5. Data Resources, Augmentation, and Training Protocols

High-quality, linguistically diverse datasets underpin robustness and transfer:

• Multilingual Benchmarks: Multi²WOZ (parallel dialogs in German, Russian, Arabic, Chinese), MultiWOZ, MultiATIS, MASSIVE, MTOP provide standard splits and precise slot-value alignments for comprehensive cross-lingual evaluation (Hung et al., 2022, Razumovskaia et al., 2021).
• Annotation and Specialization: Gold-standard annotation, manual post-editing, and parallel dialog alignment yield high agreement and transferability across domains (Hung et al., 2022).
• Augmentation Techniques: Back-translation, code-switching simulation, synthetic slot-tagging, distant supervision, and adversarial alignment improve low-resource performance and domain coverage (Razumovskaia et al., 2021, Sato et al., 2018).
• Conversational Specialization: Language-specific masked LM, translation LM (TLM), response selection, and lightweight adapter heads inject dialogue knowledge into pretrained models with minimal parameter overhead (Hung et al., 2022).

6. Limitations, Open Challenges, and Future Directions

While state-of-the-art systems achieve strong accuracy across multiple languages, several challenges remain:

• Domain-Specific Term Handling: Machine translation struggles with domain-unique tokens, requiring in-domain data and post-editing (Ruiz et al., 2018).
• Dataset Scarcity and Coverage: Most benchmarks remain English-centric or limited to a few high-resource languages.

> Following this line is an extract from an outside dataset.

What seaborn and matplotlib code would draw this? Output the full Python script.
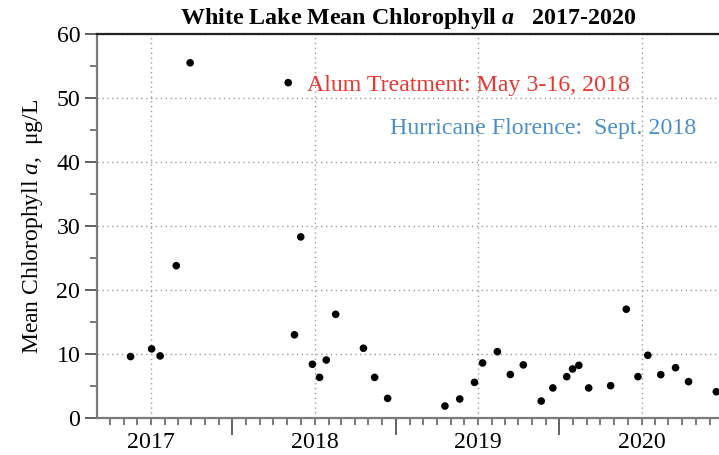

Typologically diverse, culturally grounded datasets are rare (Razumovskaia et al., 2021, Hung et al., 2022).
• Morphological, Code-Switching, and Accent Complexity: Generative models still lag in handling free word order, code-mixed input, and natural accent output, especially for voice interfaces (Hazarika et al., 1 Dec 2025, Nguyen et al., 2021).
• Human Evaluation and Cultural Adaptation: Standardizing fluency, appropriateness, and cultural resonance metrics remains an open research direction (Razumovskaia et al., 2021).
• Integration of Diarization, Multimodal Inputs, and External Knowledge: Speaker diarization, AV inputs, personality modeling, and dynamic knowledge graph access are being explored for more interactive and extensible agents (Xue et al., 24 Jul 2025, Nguyen et al., 2021).

In summary, multilingual conversational AI systems employ modular and end-to-end architectures, cross-lingual transfer, robust context modeling, human-in-the-loop handling, and comprehensive evaluation protocols to enable dialog automation in diverse languages and domains. Progressive advances in data resources, cross-lingual pretraining, and specialized adaptation are driving rapid growth in coverage, naturalness, and functional breadth, yet persistent challenges in data, accent, and domain adaptation remain focal points for ongoing research and deployment (Ruiz et al., 2018, Tan et al., 2020, Hung et al., 2022, Pombal et al., 5 Dec 2024, Peng et al., 16 Jun 2025, Hazarika et al., 1 Dec 2025, Nguyen et al., 2021).